America – and I dare say Americans – have a strange mix of impulses; in this case, the desire to be community-spirited, tied to a legal obligation to be so. It makes sense that mobilising the person-power of every householder to shovel snow makes sidewalks clear a lot quicker than any army of city workers that could be realistically mustered; so in this sense an “individualistic” solution works. But the way the individualistic effort is socially and communally enforced intrigued me. In a country where a large number of people strongly reject government obliging them to do things and insist on individual voluntary action instead, I wonder whether this city statute doesn’t in some ways manage to appeal to both an individualistic sensibility and a community one.

Individualists are unlikely to challenge it because what could be more obviously selfish and un-community-spirited than refusing to pull one’s own weight?

People more used to collective government action can hardly fault it either; it gets the job done. And neither they nor the individualists need worry about a burden on the tax-payer, because there isn’t one! Not to their wallet anyway (initial capital purchase of shovel aside….).

There are problems of course; not least the “equality” issue that the old man had; his ability to complete the task was not the same as other’s.

But could this be a template for collective action on other issues? Litter? Homelessness? Climate change??

I find it amazing that the city has got away with people tolerating this prescriptive and burdensome ordinance, and presumably they do so because the problem is undeniable, pressing, universal, immediately obvious and tangible, and everyone has a degree of shared interest in its resolution.

Sadly the same cannot be said for homelessness and certainly not for climate change. Not because they are not important – but because people just don’t feel aware of them in the same way. Litter almost gets up there, but most people are clearly able to tolerate a lot of litter (certainly around here in Bushwick) before being provoked into individual action.

If only awareness of important pressing issues could be as obvious as the weather……. Oh, wait: it will be as obvious as the weather – literally – when climate change really bites. It will be the weather! And it will not only bring storms and floods and droughts and hurricanes to America but global economic infra-structural breakdown. But by then, of course, without a massive change in awareness, prevention will be too late.

Green Party, politics, USA

The Green Party in the US

Recently I was lucky enough to attend and speak at a State Committee meeting for the New York state Green Party. The gathering was a managable size and well-defined, with delegates having been elected from various areas, some holding proxies for absent colleagues; it shared similarities with – I imagine – Green Party meetings around the globe: a chair valiantly maintaining order against some members’ tendencies to talk too much, an imposingly long agenda and a tasty shared lunch.

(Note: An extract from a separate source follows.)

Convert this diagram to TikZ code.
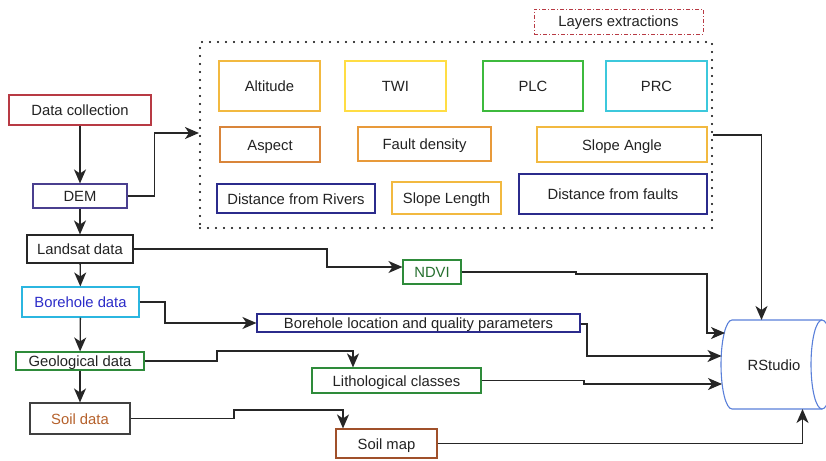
\documentclass[tikz,border=0pt]{standalone}
\usepackage{fontspec}
\setmainfont{Liberation Sans}
\usetikzlibrary{arrows.meta}
\definecolor{cRed}{HTML}{B83A44}
\definecolor{cNavy}{HTML}{2B2B8C}
\definecolor{cPurple}{HTML}{4A3F8F}
\definecolor{cCyan}{HTML}{2BB6E0}
\definecolor{cBlueTxt}{HTML}{2B2BC8}
\definecolor{cGreen}{HTML}{2E8B3A}
\definecolor{cBGreen}{HTML}{3DBA3D}
\definecolor{cBrownTxt}{HTML}{B5602A}
\definecolor{cBrown}{HTML}{A0502A}
\definecolor{cOrange}{HTML}{D9853A}
\definecolor{cOrange2}{HTML}{E89A3A}
\definecolor{cGold}{HTML}{F2B940}
\definecolor{cYellow}{HTML}{FFDD44}
\definecolor{cPRC}{HTML}{3CC8DC}
\definecolor{cRS}{HTML}{5A80DA}
\definecolor{cTxt}{HTML}{222222}
\tikzset{
  box/.style={draw, line width=1.1pt, inner sep=0pt, text=cTxt,
    text height=11pt, text depth=0pt,
    font=\fontsize{14.8}{17}\selectfont},
  arr/.style={line width=1.3pt, draw=black!85, -{Stealth[length=14pt,width=12pt,inset=4pt]}},
}
\begin{document}
\begin{tikzpicture}[x=1pt,y=-1pt]
\useasboundingbox (0,0) rectangle (826,460);
% left column
\node[box, draw=cRed, minimum width=142pt, minimum height=30pt] (dc) at (80,110) {Data collection};
\node[box, draw=cPurple, minimum width=94pt, minimum height=24pt] (dem) at (80,196) {DEM};
\node[box, draw=black!85, minimum width=106pt, minimum height=28pt] (land) at (80,249) {Landsat data};
\node[box, draw=cCyan, text=cBlueTxt, minimum width=117pt, minimum height=30pt] (bore) at (80.5,302) {Borehole data};
\node[box, draw=cGreen, minimum width=128pt, minimum height=18pt] (geo) at (80,361) {Geological data};
\node[box, draw=black!75, text=cBrownTxt, minimum width=100pt, minimum height=31pt] (soil) at (80,418.5) {Soil data};
% layers
\node[draw=black, line width=2.1pt, line cap=round, dash pattern=on 0pt off 8pt,
  minimum width=512pt, minimum height=186pt, inner sep=0pt] (dots) at (456,135) {};
\node[box, draw=cRed, line width=0.9pt, dash pattern=on 4pt off 2pt on 1pt off 2pt,
  minimum width=169pt, minimum height=25pt] (layers) at (618.5,21.5) {Layers extractions};
\node[box, draw=cGold, minimum width=101pt, minimum height=50pt] (alt) at (269.5,86) {Altitude};
\node[box, draw=cYellow, minimum width=101pt, minimum height=50pt] (twi) at (395.5,86) {TWI};
\node[box, draw=cBGreen, minimum width=100pt, minimum height=50pt] (plc) at (533,86) {PLC};
\node[box, draw=cPRC, minimum width=101pt, minimum height=50pt] (prc) at (656.5,86) {PRC};
\node[box, draw=cOrange, minimum width=100pt, minimum height=35pt] (asp) at (270,144.5) {Aspect};
\node[box, draw=cOrange2, minimum width=133pt, minimum height=34pt] (fault) at (424.5,144) {Fault density};
\node[box, draw=cGold, minimum width=170pt, minimum height=35pt] (sang) at (622,144.5) {Slope Angle};
\node[box, draw=cNavy, minimum width=158pt, minimum height=29pt] (dfr) at (296,198.5) {Distance from Rivers};
\node[box, draw=cGold, minimum width=109pt, minimum height=32pt] (slen) at (446.5,198) {Slope Length};
\node[box, draw=cNavy, minimum width=188pt, minimum height=40pt] (dff) at (613,194) {Distance from faults};
% derived
\node[box, draw=cGreen, text=cGreen!80!black, minimum width=58pt, minimum height=24pt] (ndvi) at (432,272) {NDVI};
\node[box, draw=cNavy, minimum width=323pt, minimum height=18pt] (bloc) at (418.5,323) {Borehole location and quality parameters};
\node[box, draw=cGreen, minimum width=169pt, minimum height=25pt] (lith) at (396.5,380.5) {Lithological classes};
\node[box, draw=cBrown, minimum width=101pt, minimum height=29pt] (smap) at (386.5,443.5) {Soil map};
% RStudio cylinder
\begin{scope}
\clip (0,0) rectangle (826,460);
\draw[cRS, line width=1.1pt, fill=white] (822,320) -- (732,320)
  arc[start angle=270, end angle=90, x radius=11, y radius=44.5] -- (822,409);
\draw[cRS, line width=1.1pt, fill=white] (822,364.5) ellipse[x radius=11, y radius=44.5];
\end{scope}
\node[box, draw=none, minimum width=101pt, minimum height=89pt] (rs) at (774,364.5) {RStudio};
\coordinate (rsA) at (725,333);
\coordinate (rsB) at (721.5,356);
\coordinate (rsC) at (722,384);
\coordinate (rsT) at (761.5,320);
\coordinate (rsD) at (802.5,409);
% connectors
\draw[arr] (dc) -- (dem);
\draw[arr] (dem) -- (land);
\draw[arr] (land) -- (bore);
\draw[arr] (bore) -- (geo);
\draw[arr] (geo) -- (soil);
\draw[arr] (dem.east) -- ++(27,0) |- ([yshift=2pt]dots.west);
\draw[arr] (land.east) -- (327,249) |- ([yshift=5pt]ndvi.west);
\draw[arr] (ndvi.east) -- (576,272) -- (576,274) -- (707,274) |- (rsA);
\draw[arr] (bore.east) -- (165,302) |- (bloc.west);
\draw[arr] ([yshift=-1pt]bloc.east) -- (587,324) |- (rsB);
\draw[arr] (geo.east) -- (217,361) -- (217,351) -- (353,351) -- ([xshift=-43.5pt]lith.north);
\draw[arr] (lith.east) -- (584,380.5) -- (584,384) -- (rsC);
\draw[arr] (soil.east) -- (234,418.5) -- (234,410) -- (343,410) -- ([xshift=-43.5pt]smap.north);
\draw[arr] (smap.east) -| (rsD);
\draw[arr] (dots.east) -| (rsT);
\end{tikzpicture}
\end{document}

I was impressed however by the members’ attempts to keep a sense of discipline in the face of what is a state-imposed uphill struggle: they’re not even on the ballot paper.

To get on the ballot paper in the UK in a general election it costs £500 to stand in each seat (which is returned by winning 5% of the vote or more) and the European Elections require a £5000 deposit for each regional constituency (which is returned by winning 2.5% of the vote or more). In most constituencies in the UK Greens find it fairly difficult to win 5% in the first-past-the-post General Election, but easy to win more than 2.5% in the pseudo-proportional regional European Elections.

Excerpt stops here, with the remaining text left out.